The matriarch of the family, Abrana, cursed at them. Her daughter, kicking and screaming as she was carried away, was arrested and charged with battery.
"I was there when they went down," Zepeda said. "Louie [Santillan] was there too. We were there when the bulldozers went in. They were trying to get the dog out of the way so it wouldn't be trampled by the tractor."
The patriarch of the family, Manuel Arechiga, set up a tent and refused to budge even after the bulldozers knocked down their house. The land was eventually cleared of houses and people.
Few people in the city did as much to get the Dodgers to L.A., and then to their new home in Chavez Ravine, as Roz Wyman.
She was 22 when she became a councilwoman in 1953. She has been credited with successfully pushing to relocate the Dodgers from Brooklyn. Now 81, Wyman is an unabashed Dodgers fan, having counted Walter O'Malley and many a Dodgers blueblood as friends. It always bothered her, she said, that some people thought the Dodgers kicked those people out.
"The Dodgers had absolutely nothing to do with that land being cleared. Nothing to do with it," she said. "The thing was, the land was not productive after the people took their money and moved. No taxes were coming out of it, no revenue, no nothing."
During the last of the Chavez Ravine evictions, the city hired private security for Wyman after she received some threats. Wyman said the anger at her faded, but she knows the bitterness of those evicted remains.
She said she has no regrets.
"It was the first time in Los Angeles that this town pulled together for something," Wyman said. "The Dodgers brought the city together."
For the ravine refugees, however, Dodger Stadium broke their community apart. When the ballpark opened, some threw tomatoes into the parking lot. Many of the people who were evicted are now in their 70s and 80s, and they describe the sadness not only of being separated from friends but of seeing their parents unmoored after having to move away.
Melissa Arechiga, 36, said she recalled her grandfather's distrust of anyone in government in the wake of the battle, from the tax collector to the parking enforcer. Did he hate the Dodgers? Until he died last year, "Grandpa John" was inscrutable. He never went to a game, as far as Arechiga knows. But she said she remembers her granddad listening to Dodgers games, and she thinks "Fernandomania" must have been "bittersweet" for him either way.
Arechiga said that early on, she couldn't relate to some of her family members' abiding anger. She joined a street gang and, like many gang members, adopted the Dodgers' iconic interlocking "L.A." symbol.
"It was not because I was a genuine Dodger fan," she said. "It was more for gang identification.
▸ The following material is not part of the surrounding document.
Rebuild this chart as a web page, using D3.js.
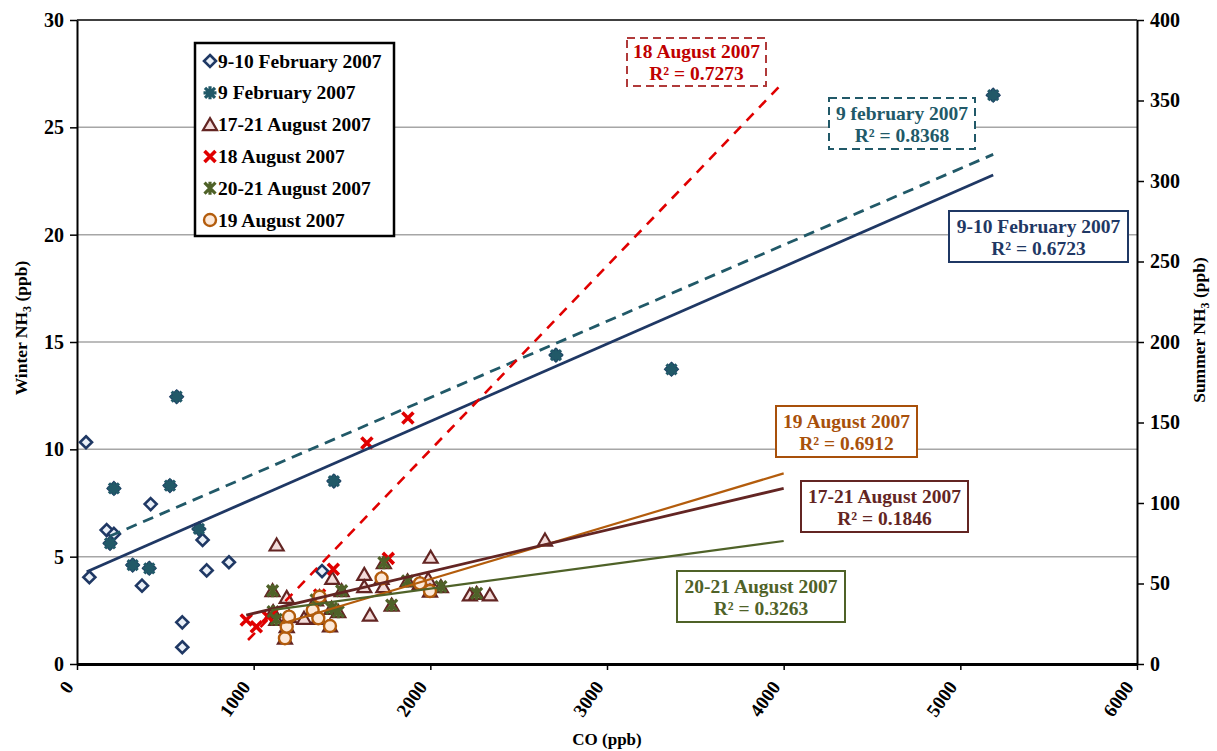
<!DOCTYPE html>
<html>
<head>
<meta charset="utf-8">
<script src="https://cdn.jsdelivr.net/npm/d3@7"></script>
<style>
  body { margin: 0; background: #fff; }
  text { font-family: "Liberation Serif", "Times New Roman", serif; font-weight: bold; }
</style>
</head>
<body>
<svg></svg>
<script>
let width = 1217, height = 751;

// ---- data (CO ppb, NH3 ppb) ----
// winter series -> left axis, summer series -> right axis
let feb910 = [[51,10.33],[168,6.24],[209,6.06],[417,7.45],[70,4.04],[368,3.65],[596,1.94],
              [596,0.78],[711,5.78],[734,4.36],[860,4.74],[1387,4.33]];
let feb9 = [[564,12.45],[209,8.18],[526,8.31],[187,5.62],[690,6.29],[315,4.61],[409,4.46],
            [1454,8.52],[2711,14.39],[3365,13.73],[5186,26.5]];
let aug1721 = [[1130,73.9],[1187,41.4],[1285,28.4],[1445,53.2],[1626,55.7],[1626,48.0],[1734,48.0],
               [1658,30.4],[2002,66.3],[1988,52.6],[2224,42.9],[2337,42.9],[2649,77.0]];
let aug18 = [[1873,152.8],[1641,137.3],[1762,65.6],[1451,58.8],[958,27.3],[1015,23.2],[1081,29.4],[1373,42.9]];
let aug2021 = [[1107,45.5],[1110,32.5],[1128,27.7],[1353,39.8],[1441,34.6],[1479,32.5],[1498,45.5],
               [1737,62.9],[1781,36.6],[1871,51.6],[2060,48.0],[2262,43.9]];
let aug19 = [[1177,16.0],[1187,23.2],[1200,29.4],[1334,33.5],[1366,28.4],[1432,23.6],[1373,41.8],
             [1724,53.2],[1941,50.1],[1998,45.3]];

// trend lines [x0, y0, x1, y1]
let trendFeb910 = [55, 4.30, 5186, 22.78];
let trendFeb9 = [187, 5.96, 5186, 23.74];
let trendAug18 = [968, 14.9, 4000, 361.5];
let trendAug19 = [1166, 25.3, 4000, 118.4];
let trendAug1721 = [958, 30.4, 4000, 109.1];
let trendAug2021 = [1100, 33.5, 4000, 76.4];

let xTicks = [0, 1000, 2000, 3000, 4000, 5000, 6000];
let leftTicks = [0, 5, 10, 15, 20, 25, 30];
let rightTicks = [0, 50, 100, 150, 200, 250, 300, 350, 400];

let legendNames = ["9-10 February 2007", "9 February 2007", "17-21 August 2007",
                   "18 August 2007", "20-21 August 2007", "19 August 2007"];
let fitLabels = [
  {name: "18 August 2007", r2: "R\u00b2 = 0.7273"},
  {name: "9 february 2007", r2: "R\u00b2 = 0.8368"},
  {name: "9-10 February 2007", r2: "R\u00b2 = 0.6723"},
  {name: "19 August 2007", r2: "R\u00b2 = 0.6912"},
  {name: "17-21 August 2007", r2: "R\u00b2 = 0.1846"},
  {name: "20-21 August 2007", r2: "R\u00b2 = 0.3263"}
];

let navy = "#1f3864", teal = "#215968", red = "#e00000", maroon = "#632523",
    green = "#4f6228", orange = "#b35c0c";

let svg = d3.select("svg")
    .attr("width", width)
    .attr("height", height);

let x = d3.scaleLinear().domain([0, 6000]).range([77, 1137]);
let yL = d3.scaleLinear().domain([0, 30]).range([664, 20]);
let yR = d3.scaleLinear().domain([0, 400]).range([664, 20]);

// gridlines
svg.append("g")
    .selectAll("line")
    .data(leftTicks.filter(d => d > 0 && d < 30))
    .enter()
    .append("line")
    .attr("x1", x(0)).attr("x2", x(6000))
    .attr("y1", d => yL(d)).attr("y2", d => yL(d))
    .attr("stroke", "#a6a6a6")
    .attr("stroke-width", 1.5);

svg.append("line")
    .attr("x1", x(0)).attr("x2", x(6000))
    .attr("y1", yL(30)).attr("y2", yL(30))
    .attr("stroke", "#000").attr("stroke-width", 1.5);

// axes
let gx = svg.append("g")
    .attr("transform", "translate(0," + yL(0) + ")")
    .call(d3.axisBottom(x).tickValues(xTicks).tickSize(6).tickSizeOuter(0).tickFormat(d3.format("d")));
gx.select(".domain").attr("stroke-width", 3);
gx.selectAll(".tick line").attr("stroke-width", 1.5);
gx.selectAll(".tick text")
    .attr("font-size", 19)
    .attr("text-anchor", "end")
    .attr("dy", 0)
    .attr("y", 0)
    .attr("transform", "translate(-3,23) rotate(-55)");

let gl = svg.append("g")
    .attr("transform", "translate(" + x(0) + ",0)")
    .call(d3.axisLeft(yL).tickValues(leftTicks).tickSize(7).tickSizeOuter(0).tickPadding(6));
gl.select(".domain").attr("stroke-width", 2);
gl.selectAll(".tick line").attr("stroke-width", 1.5);
gl.selectAll(".tick text").attr("font-size", 20).attr("fill", "#000");

let gr = svg.append("g")
    .attr("transform", "translate(" + x(6000) + ",0)")
    .call(d3.axisRight(yR).tickValues(rightTicks).tickSize(7).tickSizeOuter(0).tickPadding(6));
gr.select(".domain").attr("stroke-width", 2);
gr.selectAll(".tick line").attr("stroke-width", 1.5);
gr.selectAll(".tick text").attr("font-size", 20).attr("fill", "#000");

svg.selectAll(".tick text").attr("font-family", "Liberation Serif").attr("font-weight", "bold");

// axis titles
svg.append("text")
    .attr("x", 607).attr("y", 745)
    .attr("text-anchor", "middle")
    .attr("font-size", 17)
    .text("CO (ppb)");

function nh3Title(label, tx, ty) {
  let t = svg.append("text")
      .attr("transform", "translate(" + tx + "," + ty + ") rotate(-90)")
      .attr("text-anchor", "middle")
      .attr("font-size", 17.5);
  t.append("tspan").text(label + " NH");
  t.append("tspan").attr("dy", 4).attr("font-size", 12).text("3");
  t.append("tspan").attr("dy", -4).text(" (ppb)");
}
nh3Title("Winter", 27, 328);
nh3Title("Summer", 1205, 330);

// markers
function marker(g, type) {
  if (type == "diamond") {
    g.append("path").attr("d", "M0,-6L6,0L0,6L-6,0Z")
      .attr("fill", "#eaf0f8").attr("stroke", navy).attr("stroke-width", 2.6);
  } else if (type == "star") {
    g.append("path").attr("d", "M-5,-5L5,5M-5,5L5,-5M0,-6.5L0,6.5M-6.5,0L6.5,0")
      .attr("stroke", teal).attr("stroke-width", 3.2).attr("fill", "none");
  } else if (type == "triangle") {
    g.append("path").attr("d", "M0,-6.5L7,5.5L-7,5.5Z")
      .attr("fill", "#f2dcdb").attr("stroke", maroon).attr("stroke-width", 2.2);
  } else if (type == "x") {
    g.append("path").attr("d", "M-5.5,-5.5L5.5,5.5M-5.5,5.5L5.5,-5.5")
      .attr("stroke", red).attr("stroke-width", 3.6).attr("fill", "none");
  } else if (type == "ast") {
    g.append("path").attr("d", "M-5.5,-5.5L5.5,5.5M-5.5,5.5L5.5,-5.5M0,-6.5L0,6.5")
      .attr("stroke", green).attr("stroke-width", 3.2).attr("fill", "none");
  } else if (type == "circle") {
    g.append("circle").attr("r", 6)
      .attr("fill", "#fde9d9").attr("stroke", orange).attr("stroke-width", 2.4);
  }
}

function series(data, yScale, type) {
  svg.append("g")
    .selectAll("g")
    .data(data)
    .enter()
    .append("g")
    .attr("transform", d => "translate(" + x(d[0]) + "," + yScale(d[1]) + ")")
    .each(function() { marker(d3.select(this), type); });
}

series(feb910.concat(feb9), yL, "diamond");
series(feb9, yL, "star");
series(aug1721.concat(aug19, aug2021), yR, "triangle");
series(aug18, yR, "x");
series(aug2021, yR, "ast");
series(aug19, yR, "circle");

// trend lines
function trend(t, yScale, color, w, dash) {
  svg.append("line")
    .attr("x1", x(t[0])).attr("y1", yScale(t[1]))
    .attr("x2", x(t[2])).attr("y2", yScale(t[3]))
    .attr("stroke", color)
    .attr("stroke-width", w)
    .attr("stroke-dasharray", dash);
}
trend(trendFeb910, yL, navy, 2.8, null);
trend(trendFeb9, yL, teal, 2.8, "11,7");
trend(trendAug18, yR, red, 2.6, "10,8");
trend(trendAug19, yR, orange, 2.2, null);
trend(trendAug1721, yR, maroon, 2.8, null);
trend(trendAug2021, yR, green, 2.2, null);

// fit labels
let boxes = [
  {x: 627, y: 38, w: 139, h: 48, color: "#c00000", border: "#b03a3a", dash: "8,5"},
  {x: 829, y: 98, w: 146, h: 51, color: teal, border: teal, dash: "8,5"},
  {x: 949, y: 211, w: 179, h: 51, color: navy, border: navy, dash: null},
  {x: 776, y: 406, w: 141, h: 51, color: "#a8500a", border: "#a8500a", dash: null},
  {x: 801, y: 481, w: 167, h: 51, color: maroon, border: maroon, dash: null},
  {x: 677, y: 571, w: 168, h: 51, color: green, border: green, dash: null}
];
boxes.forEach((b, i) => {
  svg.append("rect")
    .attr("x", b.x).attr("y", b.y).attr("width", b.w).attr("height", b.h)
    .attr("fill", "#fff")
    .attr("stroke", b.border)
    .attr("stroke-width", 2)
    .attr("stroke-dasharray", b.dash);
  svg.append("text")
    .attr("x", b.x + b.w / 2).attr("y", b.y + b.h / 2 - 4)
    .attr("text-anchor", "middle")
    .attr("font-size", 19.5)
    .attr("fill", b.color)
    .text(fitLabels[i].name);
  svg.append("text")
    .attr("x", b.x + b.w / 2).attr("y", b.y + b.h / 2 + 18)
    .attr("text-anchor", "middle")
    .attr("font-size", 19.5)
    .attr("fill", b.color)
    .text(fitLabels[i].r2);
});

// legend
let legend = svg.append("g");
legend.append("rect")
    .attr("x", 195).attr("y", 43).attr("width", 199).attr("height", 193)
    .attr("fill", "#fff").attr("stroke", "#000").attr("stroke-width", 2.5);
let types = ["diamond", "star", "triangle", "x", "ast", "circle"];
legend.selectAll("g")
    .data(legendNames)
    .enter()
    .append("g")
    .attr("transform", (d, i) => "translate(210," + (61 + i * 31.8) + ")")
    .each(function(d, i) {
      let g = d3.select(this);
      marker(g, types[i]);
      g.append("text").attr("x", 8).attr("y", 6.5).attr("font-size", 19.5).text(d);
    });
</script>
</body>
</html>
It's kind of ironic."
Now an undergraduate at UC Berkeley, Arechiga has been researching what happened in Chavez Ravine, and her family. On her Facebook page, she posts dozens of old photos of her family's fight to remain on the land. But she also includes happier moments, like her then-young grandmother's wedding, celebrated with neighbors.
When his son goes to a Dodgers game, all Lou Santillan asks is that he bring him a bag of peanuts. Lou doesn't care about the team, but he can't help but feel a connection to the stadium.
"There's an old Mexican custom that where you're born, the umbilical cord is buried. Mine's buried under third base," Lou said. "And I hate home runs, 'cause every time they step on third base, my stomach hurts."
Sitting just yards from the parking lot of the pretty stadium — underneath which many of their happiest and saddest memories are buried — his friends roared with laughter.
"When you see Louie, tell him that Al said that they should have buried him and left the umbilical cord out there," Zepeda said. "He should have been buried there, not the cord!"